- [GIVEN TASK] Retype exactly the lines below, beginning with the first and ending with the line where "plt.rcParams['font.family'] = ['Liberation" appears.
═════ DATA ═════
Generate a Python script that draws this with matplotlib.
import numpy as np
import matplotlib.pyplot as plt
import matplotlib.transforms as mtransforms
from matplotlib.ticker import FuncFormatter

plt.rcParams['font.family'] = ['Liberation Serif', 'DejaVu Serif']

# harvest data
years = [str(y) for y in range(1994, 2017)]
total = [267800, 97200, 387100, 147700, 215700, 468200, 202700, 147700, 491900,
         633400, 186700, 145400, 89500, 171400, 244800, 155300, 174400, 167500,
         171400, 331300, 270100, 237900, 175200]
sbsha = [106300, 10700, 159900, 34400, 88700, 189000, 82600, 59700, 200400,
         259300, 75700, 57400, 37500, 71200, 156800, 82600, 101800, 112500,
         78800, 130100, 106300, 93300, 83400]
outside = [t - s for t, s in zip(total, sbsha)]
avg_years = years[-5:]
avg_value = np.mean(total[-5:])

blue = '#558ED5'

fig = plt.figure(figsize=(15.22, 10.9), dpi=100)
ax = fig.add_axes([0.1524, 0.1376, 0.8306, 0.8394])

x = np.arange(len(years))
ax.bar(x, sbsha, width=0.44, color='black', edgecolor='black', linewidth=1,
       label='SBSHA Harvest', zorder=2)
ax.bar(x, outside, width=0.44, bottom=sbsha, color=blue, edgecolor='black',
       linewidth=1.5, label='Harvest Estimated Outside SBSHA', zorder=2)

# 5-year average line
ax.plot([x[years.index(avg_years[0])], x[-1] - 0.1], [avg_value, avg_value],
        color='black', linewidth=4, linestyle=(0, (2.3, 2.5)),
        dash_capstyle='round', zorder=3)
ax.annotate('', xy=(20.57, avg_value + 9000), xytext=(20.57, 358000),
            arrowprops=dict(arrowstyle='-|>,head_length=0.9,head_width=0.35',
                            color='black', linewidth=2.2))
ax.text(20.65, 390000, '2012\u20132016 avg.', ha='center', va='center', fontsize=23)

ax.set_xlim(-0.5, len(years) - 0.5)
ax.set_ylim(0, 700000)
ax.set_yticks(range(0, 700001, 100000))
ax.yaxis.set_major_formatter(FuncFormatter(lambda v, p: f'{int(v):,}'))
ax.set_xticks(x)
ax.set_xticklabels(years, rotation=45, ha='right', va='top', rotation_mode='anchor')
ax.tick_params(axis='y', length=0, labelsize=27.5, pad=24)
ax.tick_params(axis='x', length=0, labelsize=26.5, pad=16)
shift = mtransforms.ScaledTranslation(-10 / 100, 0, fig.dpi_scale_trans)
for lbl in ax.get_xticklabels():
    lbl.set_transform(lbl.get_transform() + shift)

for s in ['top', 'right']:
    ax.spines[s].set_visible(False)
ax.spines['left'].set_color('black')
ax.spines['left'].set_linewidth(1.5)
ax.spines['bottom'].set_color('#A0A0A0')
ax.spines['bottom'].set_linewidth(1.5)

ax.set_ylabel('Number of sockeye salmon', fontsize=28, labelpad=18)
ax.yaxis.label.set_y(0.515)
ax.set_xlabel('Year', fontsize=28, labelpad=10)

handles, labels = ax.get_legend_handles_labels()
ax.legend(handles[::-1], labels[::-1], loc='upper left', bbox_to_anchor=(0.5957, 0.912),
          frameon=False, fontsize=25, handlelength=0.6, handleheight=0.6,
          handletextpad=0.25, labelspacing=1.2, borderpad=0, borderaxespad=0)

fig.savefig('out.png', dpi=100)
═════
- [COMPLETED TASK]
Generate a Python script that draws this with matplotlib.
import numpy as np
import matplotlib.pyplot as plt
import matplotlib.transforms as mtransforms
from matplotlib.ticker import FuncFormatter

plt.rcParams['font.family'] = ['Liberation Serif', 'DejaVu Serif']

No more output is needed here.